Konnyaku Itame: Stir Fried Konnyaku with Egg
Trying to explain Konnyaku to somebody who has never tried it is a little bit like trying to describe the feeling of walking on sand to somebody who has never been to the beach: you can say all the right words and still fail to convey the experience.
Konnyaku really is a unique substance. When you handle it, it’s easy to imagine you are dealing with some exotic product of food science: this kind of texture just doesn’t seem that “natural” at first glance. And yet there’s nothing artificial about konnyaku, nor is it particularly intensively processed: it’s just a gel made from konjac corm flour, water, and a bit of limewater. In fact, the recipe is essentially unchanged over the last 1450 years.
The gray, glutinous, jelly-like substance that results has only the faintest of tastes, so in the end konnyaku tastes like whatever sauce you add to it. And attention dieters: konnyaku is, essentially, calorie-free. Basically, all you’re eating is dietary fiber suspended in a water-based gel. Not surprisingly, nutritionists are enamored with this stuff.
As for that texture, well, the one thing I can say for sure is that it strikes foreigners as deeply weird. Imagine what would happen if jell-o grew a backbone! Konyaku is much firmer than gelatin, but still soft, slippery and delicious. It’s the kind of thing everybody should try at least once.

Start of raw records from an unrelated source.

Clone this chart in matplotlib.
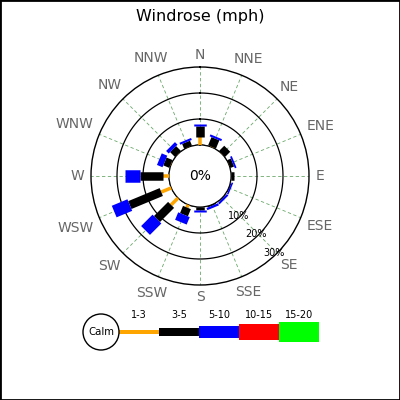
import numpy as np
import matplotlib
matplotlib.use('Agg')
import matplotlib.pyplot as plt
from matplotlib.patches import Rectangle, Circle

plt.rcParams['font.family'] = ['DejaVu Sans']

# 风向及各风速段频率 (%)
directions = ['N', 'NNE', 'NE', 'ENE', 'E', 'ESE', 'SE', 'SSE',
              'S', 'SSW', 'SW', 'WSW', 'W', 'WNW', 'NW', 'NNW']
speed_ranges = ['1-3', '3-5', '5-10', '10-15', '15-20']
range_colors = ['#ffa500', '#000000', '#0000ff', '#ff0000', '#00ff00']
range_width_px = [3.5, 8.5, 12.5, 16, 20]

freq_1_3 = [3.2, 0.2, 0.1, 0.1, 0.1, 0.0, 0.0, 0.0, 0.0, 1.2, 3.8, 4.2, 2.2, 0.2, 0.1, 0.1]
freq_3_5 = [4.0, 3.4, 2.8, 1.5, 1.0, 0.3, 0.3, 0.4, 1.0, 3.0, 7.7, 13.1, 9.0, 2.5, 2.6, 2.0]
freq_5_10 = [0.7, 0.8, 0.0, 0.7, 0.0, 0.6, 0.8, 0.9, 0.8, 3.1, 6.2, 6.5, 5.8, 2.3, 1.4, 0.8]
freq_10_15 = [0.0] * 16
freq_15_20 = [0.0] * 16
calm_pct = 0
ring_values = [10, 20, 30]

px2pt = 72 / 100

fig = plt.figure(figsize=(4, 4), dpi=100)
fig.patch.set_facecolor('white')

# 极坐标轴: 中心 (200,176) 像素, 外圈半径 109 像素, 静风圈半径 31 像素
ax = fig.add_axes([91 / 400, (400 - 285) / 400, 218 / 400, 218 / 400], projection='polar')
ax.set_theta_zero_location('N')
ax.set_theta_direction(-1)
ax.set_ylim(0, 30)
a = 31 / 109 * 30 / (1 - 31 / 109)
ax.set_rorigin(-a)
ax.set_xticks([])
ax.set_yticks([])
ax.grid(False)
ax.spines['polar'].set_linewidth(1.0)
ax.spines['polar'].set_color('black')

theta = np.deg2rad(np.arange(16) * 22.5)
full = np.linspace(0, 2 * np.pi, 400)

# 网格线
for th in theta:
    ax.plot([th, th], [0, 30], color='#6aa86a', lw=0.6, ls=(0, (4, 3)), zorder=1)
# 圆环
for rv in ring_values[:-1]:
    ax.plot(full, np.full_like(full, rv), color='black', lw=0.9, zorder=2)
ax.plot(full, np.zeros_like(full), color='black', lw=0.9, zorder=2)

# 风玫瑰条
series = [freq_1_3, freq_3_5, freq_5_10, freq_10_15, freq_15_20]
for i, th in enumerate(theta):
    r0 = 0
    for k, s in enumerate(series):
        if s[i] > 0:
            ax.plot([th, th], [r0, r0 + s[i]], color=range_colors[k],
                    lw=range_width_px[k] * px2pt, solid_capstyle='butt', zorder=3 + k)
        r0 += s[i]

# 圆环刻度标签
for rv in ring_values:
    ax.text(np.deg2rad(136), rv - 0.7, f'{rv}%', fontsize=7, ha='center', va='center', zorder=10)

ax.text(0.5, 0.5, f'{calm_pct}%', transform=ax.transAxes, fontsize=10,
        ha='center', va='center')

# 方向标签
renderer = fig.canvas.get_renderer()
for d, th in zip(directions, theta):
    t = ax.text(0, 0, d, fontsize=10, color='#666666')
    bb = t.get_window_extent(renderer)
    t.remove()
    w = bb.width
    h = 10
    dist = 7 + abs(np.sin(th)) * w / 2 + abs(np.cos(th)) * h / 2
    ax.annotate(d, xy=(th, 30), xytext=(np.sin(th) * dist * px2pt, np.cos(th) * dist * px2pt),
                textcoords='offset points', ha='center', va='center',
                fontsize=10, color='#666666', annotation_clip=False)

fig.text(0.5, 1 - 16 / 400, 'Windrose (mph)', ha='center', va='center', fontsize=11.5)

# 图例
lax = fig.add_axes([75 / 400, 45 / 400, 250 / 400, 50 / 400])
lax.set_xlim(75, 325)
lax.set_ylim(355, 305)
lax.axis('off')
lax.add_patch(Circle((101, 332), 18, facecolor='white', edgecolor='black', lw=1, zorder=3))
lax.text(101, 332, 'Calm', fontsize=7.3, ha='center', va='center', zorder=4)
for k, (lab, col, wpx) in enumerate(zip(speed_ranges, range_colors, range_width_px)):
    x0 = 119 + 40 * k
    lax.add_patch(Rectangle((x0, 332 - wpx / 2), 40, wpx, facecolor=col, edgecolor='none'))
    lax.text(x0 + 20, 315, lab, fontsize=7, ha='center', va='center')

fig.add_artist(Rectangle((0, 0), 1, 1, transform=fig.transFigure, fill=False,
                         edgecolor='black', lw=2))

plt.savefig('out.png', dpi=100)
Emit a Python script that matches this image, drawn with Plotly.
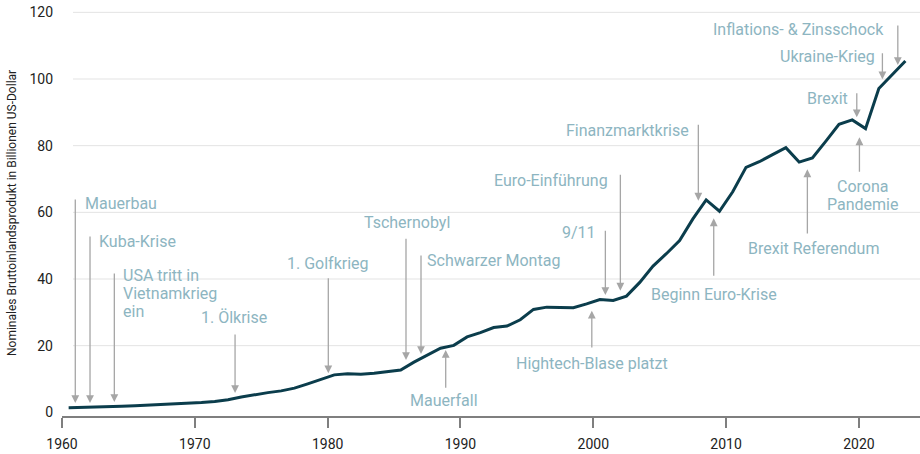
import plotly.graph_objects as go

# ---- data: nominal world GDP (trillion USD) ----
years = list(range(1960, 2024))
gdp = [1.39, 1.44, 1.54, 1.65, 1.80, 1.96, 2.12, 2.26, 2.44, 2.70,
       2.96, 3.27, 3.78, 4.60, 5.32, 5.91, 6.44, 7.27, 8.55, 9.94,
       11.24, 11.56, 11.44, 11.70, 12.13, 12.72, 15.06, 17.17, 19.25, 20.09,
       22.63, 23.92, 25.45, 25.88, 27.78, 30.87, 31.56, 31.44, 31.37, 32.52,
       33.83, 33.58, 34.86, 38.98, 43.89, 47.59, 51.54, 58.02, 63.71, 60.33,
       66.17, 73.50, 75.18, 77.32, 79.38, 75.06, 76.34, 81.30, 86.43, 87.73,
       85.12, 97.15, 101.2, 105.4]

x_ticks = [1960, 1970, 1980, 1990, 2000, 2010, 2020]
y_ticks = [0, 20, 40, 60, 80, 100, 120]
y_title = "Nominales Bruttoinlandsprodukt in Billionen US-Dollar"

event_labels = ["Mauerbau", "Kuba-Krise", "USA tritt in<br>Vietnamkrieg<br>ein", "1. Ölkrise",
                "1. Golfkrieg", "Tschernobyl", "Schwarzer Montag", "Mauerfall",
                "Euro-Einführung", "9/11", "Hightech-Blase platzt", "Finanzmarktkrise",
                "Beginn Euro-Krise", "Brexit Referendum", "Brexit", "Corona<br>Pandemie",
                "Ukraine-Krieg", "Inflations- & Zinsschock"]

# ---- annotation layout: arrow (x, tail y, head y), text (x, center y, anchor) ----
ann_layout = [
    (1961.00, 64.3, 2.8, 1961.60, 62.8, "left"),
    (1962.11, 53.2, 2.8, 1962.65, 51.4, "left"),
    (1963.94, 42.1, 3.1, 1964.46, 35.6, "left"),
    (1973.03, 23.8, 5.8, 1972.95, 28.6, "center"),
    (1980.05, 40.7, 11.7, 1980.03, 44.7, "center"),
    (1985.90, 52.5, 15.7, 1985.98, 56.9, "center"),
    (1987.03, 47.5, 17.5, 1987.35, 45.5, "left"),
    (1988.89, 6.9, 18.7, 1988.77, 3.5, "center"),
    (2002.04, 71.7, 36.5, 2001.27, 69.5, "right"),
    (2000.91, 54.9, 35.2, 2000.37, 53.9, "right"),
    (1999.89, 19.0, 30.5, 1999.87, 14.7, "center"),
    (2007.91, 86.7, 63.5, 2007.35, 84.5, "right"),
    (2009.07, 40.5, 58.2, 2009.06, 35.5, "center"),
    (2016.12, 53.2, 72.9, 2016.55, 49.3, "center"),
    (2019.84, 96.2, 88.5, 2019.34, 94.2, "right"),
    (2020.04, 71.7, 82.5, 2020.29, 65.1, "center"),
    (2021.77, 108.2, 99.9, 2021.36, 106.7, "right"),
    (2022.93, 116.5, 104.2, 2022.03, 114.9, "right"),
]

LINE_COLOR = "#0b3d4c"
TEXT_COLOR = "#8db5c1"
ARROW_COLOR = "#a6a6a6"
FONT = "Roboto"
LINE_H = 18  # px between stacked text lines

fig = go.Figure()
fig.add_trace(go.Scatter(
    x=[y + 0.5 for y in years], y=gdp, mode="lines",
    line=dict(color=LINE_COLOR, width=3), hoverinfo="skip", showlegend=False))

annotations = []
for label, (axx, tail, head, tx, ty, anchor) in zip(event_labels, ann_layout):
    annotations.append(dict(
        x=axx, y=head, xref="x", yref="y", text="", showarrow=True,
        axref="pixel", ax=0, ayref="y", ay=tail,
        arrowhead=2, arrowsize=1.2, arrowwidth=1.3, arrowcolor=ARROW_COLOR, standoff=0))
    lines = label.split("<br>")
    n = len(lines)
    for i, ln in enumerate(lines):
        annotations.append(dict(
            x=tx, y=ty, xref="x", yref="y", text=ln, showarrow=False,
            xanchor=anchor, yanchor="middle", yshift=((n - 1) / 2 - i) * LINE_H,
            font=dict(family=FONT, size=16, color=TEXT_COLOR)))

# y-axis title as rotated text in the left margin
annotations.append(dict(
    x=(12 - 62) / 858, y=0.5, xref="paper", yref="paper", text=y_title, showarrow=False,
    textangle=-90, xanchor="center", yanchor="middle",
    font=dict(family=FONT, size=12, color="#222222")))

shapes = []
for v in y_ticks[1:]:
    shapes.append(dict(type="line", xref="paper", x0=0.0128, x1=1, yref="y", y0=v, y1=v,
                       line=dict(color="#e3e3e3", width=1), layer="below"))

fig.update_layout(
    width=920, height=454,
    margin=dict(l=62, r=0, t=10, b=38, autoexpand=False),
    paper_bgcolor="white", plot_bgcolor="white",
    font=dict(family=FONT, size=14, color="#222222"),
    annotations=annotations, shapes=shapes,
    xaxis=dict(range=[1960, 2024.6], tickvals=x_ticks, ticktext=[str(t) for t in x_ticks],
               showgrid=False, zeroline=False, showline=True, linecolor="#7f7f7f", linewidth=1.5,
               ticks="outside", ticklen=10, tickwidth=1.5, tickcolor="#7f7f7f",
               ticklabelstandoff=4, automargin=False, tickfont=dict(size=14, color="#222222")),
    yaxis=dict(range=[-1.1, 120.7], tickvals=y_ticks, showgrid=False, zeroline=False,
               showline=False, ticks="", ticklabelstandoff=8, automargin=False,
               tickfont=dict(size=14, color="#222222")),
)

fig.write_html("out.html", config={"displayModeBar": False},
               post_script="document.body.style.margin='0';document.body.style.padding='0';")
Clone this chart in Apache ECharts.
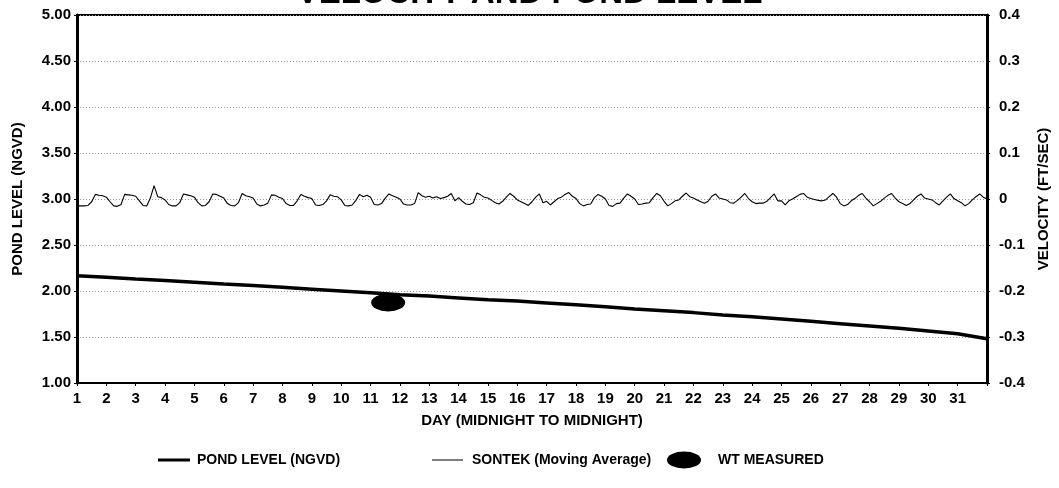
<!DOCTYPE html>
<html>
<head>
<meta charset="utf-8">
<script src="https://cdn.jsdelivr.net/npm/echarts@6/dist/echarts.min.js"></script>
<style>
html,body{margin:0;padding:0;background:#fff;}
#chart{width:1059px;height:488px;}
</style>
</head>
<body>
<div id="chart"></div>
<script>
// ---- data ----
const dayTicks = [1,2,3,4,5,6,7,8,9,10,11,12,13,14,15,16,17,18,19,20,21,22,23,24,25,26,27,28,29,30,31];
// pond level (NGVD) at midnight of each day, day 1 .. day 32 (end of day 31)
const pondDays = [1,2,3,4,5,6,7,8,9,10,11,12,13,14,15,16,17,18,19,20,21,22,23,24,25,26,27,28,29,30,31,32];
const pondLevel = [2.165,2.15,2.13,2.115,2.095,2.075,2.06,2.04,2.02,2.0,1.98,1.96,1.945,1.925,1.905,1.89,
                   1.87,1.85,1.83,1.805,1.785,1.765,1.74,1.72,1.695,1.67,1.645,1.62,1.595,1.565,1.535,1.48];
// SONTEK moving-average velocity (ft/sec), 8 readings per day (every 3 h), day 1 00:00 .. day 32 00:00
const sontekStep = 0.125;
const sontekVelocity = [
 -0.015,-0.015,-0.015,-0.014,-0.006, 0.010, 0.008, 0.007,   // day 1
  0.004,-0.006,-0.015,-0.016,-0.012, 0.010, 0.009, 0.008,   // day 2
  0.006,-0.004,-0.014,-0.015, 0.002, 0.029, 0.005, 0.003,   // day 3
 -0.002,-0.012,-0.015,-0.015,-0.008, 0.011, 0.009, 0.007,   // day 4
  0.004,-0.008,-0.015,-0.014,-0.006, 0.011, 0.010, 0.006,   // day 5
  0.002,-0.010,-0.014,-0.015,-0.008, 0.012, 0.007, 0.005,   // day 6
  0.002,-0.011,-0.015,-0.013,-0.009, 0.009, 0.008, 0.004,   // day 7
  0.001,-0.010,-0.014,-0.014,-0.004, 0.010, 0.006, 0.003,   // day 8
  0.001,-0.013,-0.014,-0.012,-0.004, 0.009, 0.006, 0.005,   // day 9
 -0.002,-0.014,-0.015,-0.013,-0.003, 0.010, 0.005, 0.008,   // day 10
  0.004,-0.012,-0.013,-0.010, 0.002, 0.011, 0.007, 0.004,   // day 11
  0.000,-0.011,-0.013,-0.013,-0.010, 0.014, 0.007, 0.004,   // day 12
  0.006, 0.002, 0.005, 0.001, 0.003, 0.006, 0.012,-0.004,   // day 13
  0.003,-0.005,-0.011,-0.012,-0.008, 0.013, 0.009, 0.004,   // day 14
  0.002,-0.003,-0.008,-0.011,-0.005, 0.004, 0.012, 0.006,   // day 15
 -0.002,-0.006,-0.010,-0.014,-0.006, 0.004, 0.011,-0.008,   // day 16
 -0.005,-0.013,-0.006, 0.001, 0.004, 0.010, 0.014, 0.006,   // day 17
  0.001,-0.010,-0.015,-0.012,-0.011, 0.003, 0.010, 0.006,   // day 18
  0.000,-0.014,-0.016,-0.010,-0.009, 0.002, 0.011, 0.006,   // day 19
  0.000,-0.012,-0.011,-0.009,-0.008, 0.003, 0.012, 0.007,   // day 20
 -0.005,-0.015,-0.010,-0.004,-0.002, 0.006, 0.013, 0.005,   // day 21
  0.002,-0.002,-0.006,-0.009,-0.005, 0.006, 0.011, 0.002,   // day 22
  0.000,-0.002,-0.008,-0.009,-0.003, 0.004, 0.012, 0.001,   // day 23
 -0.006,-0.010,-0.009,-0.009,-0.005, 0.003, 0.011,-0.004,   // day 24
 -0.004,-0.013,-0.004, 0.000, 0.005, 0.010, 0.012, 0.004,   // day 25
  0.001,-0.001,-0.003,-0.004,-0.002, 0.005, 0.012, 0.004,   // day 26
 -0.010,-0.015,-0.012,-0.004, 0.001, 0.008, 0.012, 0.002,   // day 27
 -0.006,-0.015,-0.010,-0.005, 0.002, 0.008, 0.012, 0.002,   // day 28
 -0.006,-0.010,-0.014,-0.010,-0.002, 0.006, 0.011, 0.002,   // day 29
  0.000,-0.002,-0.008,-0.013,-0.004, 0.004, 0.011, 0.001,   // day 30
 -0.004,-0.008,-0.015,-0.010,-0.002, 0.005, 0.011, 0.004,   // day 31
  0.000                                                     // day 32 00:00
];
// WT measured point
const wtDay = [11.6];
const wtLevel = [1.875];

const titleText = 'VELOCITY AND POND LEVEL';
const legendNames = ['POND LEVEL (NGVD)', 'SONTEK (Moving Average)', 'WT MEASURED'];

// ---- build series data ----
const pondData = pondDays.map((d, i) => [d, pondLevel[i]]);
const sontekData = sontekVelocity.map((v, i) => [dayTicks[0] + i * sontekStep, v]);
const wtData = wtDay.map((d, i) => [d, wtLevel[i]]);

const FONT = '"Liberation Sans", Arial, Helvetica, sans-serif';
const tickLbl = {color: '#000', fontWeight: 'bold', fontSize: 15, fontFamily: FONT};
const nameLbl = {color: '#000', fontWeight: 'bold', fontSize: 15, fontFamily: FONT};

const chart = echarts.init(document.getElementById('chart'), null, {renderer: 'canvas'});
chart.setOption({
  animation: false,
  backgroundColor: '#fff',
  title: {
    text: titleText, left: 'center', top: -23, padding: 0,
    textStyle: {fontSize: 33, fontWeight: 'bold', color: '#000', fontFamily: FONT}
  },
  grid: {left: 77, right: 72, top: 15, bottom: 105, containLabel: false, outerBoundsMode: 'none',
         show: true, borderColor: '#000', borderWidth: 2, backgroundColor: 'transparent'},
  xAxis: {
    type: 'value', min: 1, max: 32, interval: 1,
    name: 'DAY (MIDNIGHT TO MIDNIGHT)', nameLocation: 'middle', nameGap: 30,
    nameTextStyle: nameLbl,
    axisLine: {show: true, onZero: false, lineStyle: {color: '#000', width: 2}},
    axisTick: {show: true, length: 3, lineStyle: {color: '#000'}},
    axisLabel: Object.assign({margin: 8, formatter: v => (v <= 31 ? String(v) : '')}, tickLbl),
    splitLine: {show: false}
  },
  yAxis: [
    {
      type: 'value', min: 1, max: 5, interval: 0.5, position: 'left',
      name: 'POND LEVEL (NGVD)', nameLocation: 'middle', nameGap: 52, nameRotate: 90,
      nameTextStyle: nameLbl,
      axisLine: {show: true, lineStyle: {color: '#000', width: 3}},
      axisTick: {show: true, length: 3, lineStyle: {color: '#000'}},
      axisLabel: Object.assign({margin: 6, formatter: v => v.toFixed(2)}, tickLbl),
      splitLine: {show: true, lineStyle: {color: '#9a9a9a', width: 1, type: [1, 2]}}
    },
    {
      type: 'value', min: -0.4, max: 0.4, interval: 0.1, position: 'right',
      name: 'VELOCITY (FT/SEC)', nameLocation: 'middle', nameGap: 49, nameRotate: 90,
      nameTextStyle: nameLbl,
      axisLine: {show: true, lineStyle: {color: '#000', width: 3}},
      axisTick: {show: true, length: 3, lineStyle: {color: '#000'}},
      axisLabel: Object.assign({margin: 12, formatter: v => { const r = Math.round(v * 10) / 10; return r === 0 ? '0' : r.toFixed(1); }}, tickLbl),
      splitLine: {show: false}
    }
  ],
  series: [
    {
      name: legendNames[1], type: 'line', yAxisIndex: 1, data: sontekData,
      showSymbol: false, symbol: 'none', lineStyle: {color: '#000', width: 1.1}, z: 2
    },
    {
      name: legendNames[0], type: 'line', yAxisIndex: 0, data: pondData,
      showSymbol: false, symbol: 'none', lineStyle: {color: '#000', width: 3.5}, z: 3
    },
    {
      name: legendNames[2], type: 'scatter', yAxisIndex: 0, data: wtData,
      symbol: 'circle', symbolSize: [34, 18], itemStyle: {color: '#000', opacity: 1}, z: 4
    }
  ],
  graphic: [
    {type: 'line', shape: {x1: 158, y1: 460, x2: 190, y2: 460}, style: {stroke: '#000', lineWidth: 3}},
    {type: 'text', x: 197, y: 460, style: {text: legendNames[0], fill: '#000', font: 'bold 14px ' + FONT, verticalAlign: 'middle'}},
    {type: 'line', shape: {x1: 432, y1: 460, x2: 463, y2: 460}, style: {stroke: '#000', lineWidth: 1}},
    {type: 'text', x: 472, y: 460, style: {text: legendNames[1], fill: '#000', font: 'bold 14px ' + FONT, verticalAlign: 'middle'}},
    {type: 'circle', x: 684, y: 460, scaleX: 2, scaleY: 1, shape: {cx: 0, cy: 0, r: 8.5}, style: {fill: '#000'}},
    {type: 'text', x: 718, y: 460, style: {text: legendNames[2], fill: '#000', font: 'bold 14px ' + FONT, verticalAlign: 'middle'}}
  ]
});
</script>
</body>
</html>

In this recipe, we suspend it in some very lightly seasoned scrambled eggs, to produce a delicate side dish you can make in just a few minutes. Serve it to guests and dare them to guess what they’re eating!
Ingredients (for two)
- Konnyaku – half a piece, about 10 cm. by 20 cm.
- Eggs – two
- Sugar – half a teaspoon
- Mirin – one teaspoon
- Sake – one teaspoon
- Soy sauce – two teaspoons
- Cut konnyaku into thin strips.
- Scramble the eggs lightly without quite homogenizing them
- Stir fry the konnyaku over medium fire until it dries a bit (3 minutes or so)
- Stir in the sugar, then stir in the mirin, sake and soy sauce
- When the liquid is largely (but not totally) dried, add the eggs
- Stir for 5 seconds, let the eggs cook for 10 seconds. Keep alternating between stirring and letting cook until eggs are mostly but not totally dry
Serve as a side-dish.
For today’s luch, we had vegetable and beef stir fry, konnyaku itame, white rice and natto.